Le trait de Kirby est reconnaissable entre tous, lui qui a oeuvré pour nous livrer quantité de personnages Marvel, et la paire qu’il formait avec l’auteur Joe Simon a fait les belles heures de l’entreprises Timely Publication renommée ensuite Timely Comics, dirigée par Martin Goodman, qui deviendra Marvel Comics en 1961. Pour ceux qui ont vu Loki saison 2, vous connaissez donc la raison du nom de Victor Timely 😉 Steve Rogers de son vrai nom n’est pas le seul héros de cette publication, puisque chacun des 4 épisodes présente également une brève aventure de Tuk, l’enfant des cavernes, et d’Ouragan, le fils de Thor! Là encore, on peut sourire à l’évocation du Dieu du Tonnerre qui n’est pas encore un super-héros de la Maison des Idées, alors que son fils est sur le devant de la scène avant lui ^^ Bon, cette création d’Ouragan est assez déconcertante, avec un Dieu qui aime à se balader dans le plus simple appareil pour rendre la justice. Je vais essayer de vous trouver une illustration parlante, vous verrez que là aussi, on est dans une autre époque ^^ Des bottes, un slip et parfois des gants, ça suffisait pour s’habiller!
Nous avons aussi une certaine Betty Ross au casting! Elle est enquêtrice et se retrouve toujours à devoir être sauvée par Cap et Bucky, et n’a rien à voir avec la Betty Ross de Bruce Banner alias Hulk! Mais l’utilisation du même nom est plutôt drôle. Et nous avons un certain Crâne Rouge qui fait son apparition dès le 1er numéro! Mais il ne s’agit pas du Crâne Rouge le plus connu, alias Johann Schmidt, mais de l’obscur John Maxon, qui mourra dès ce premier épisode. Mais en fait non, puisqu’il sera de retour dans l’épisode 3 ^^ La recette de la mort non définitive est déjà en marche à l’époque! Ce Maxon sera oublié dans l’Histoire, avec un Johann Schmidt intervenant dès Captain America 7 en octobre 1941!

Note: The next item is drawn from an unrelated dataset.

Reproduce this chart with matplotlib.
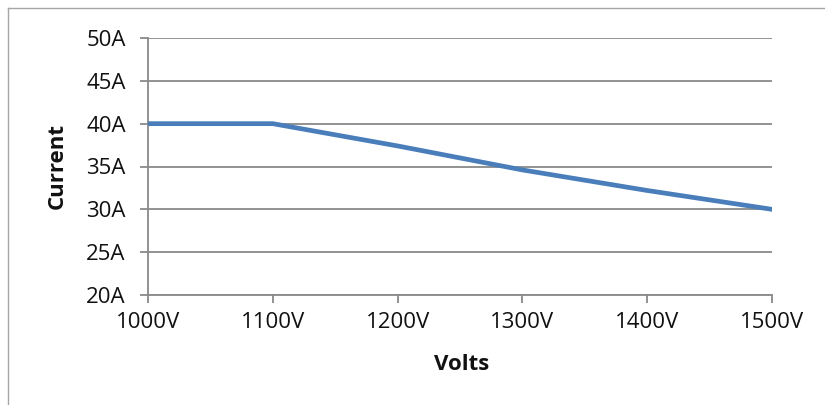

Un dernier point de détail, et non le moindre : le bouclier de Cap. Dès sa sortie fracassante, Captain America a posé certains problèmes de droits, puisque son bouclier ressemblait fortement au costume arboré par un certain Shield, personnage de l’éditeur MLJ (qui deviendrait plus tard Archie Comics). En effet, ce super-héros revêtait un costume prenant l’apparence d’un bouclier, lequel possédait effectivement pas mal de similitudes avec le bouclier originel de Cap… Du coup, Kirby et Simon ont dû réinventer le bouclier afin d’éviter un procès, et c’est là qu’ils ont opté pour sa forme sphérique, qui est quand même bien plus pratique! Je voyais mal Cap lancer son premier bouclier, qui ne lui serait jamais revenu entre les mains…
Voilà, j’avais envie de faire un petit résumé de ma lecture historique, c’était un plaisir de plonger dans cette période riche en événements et dans cette autre époque! Les comics sont une belle manière également de se replonger dans l’Histoire, même s’ils le font de manière détournée.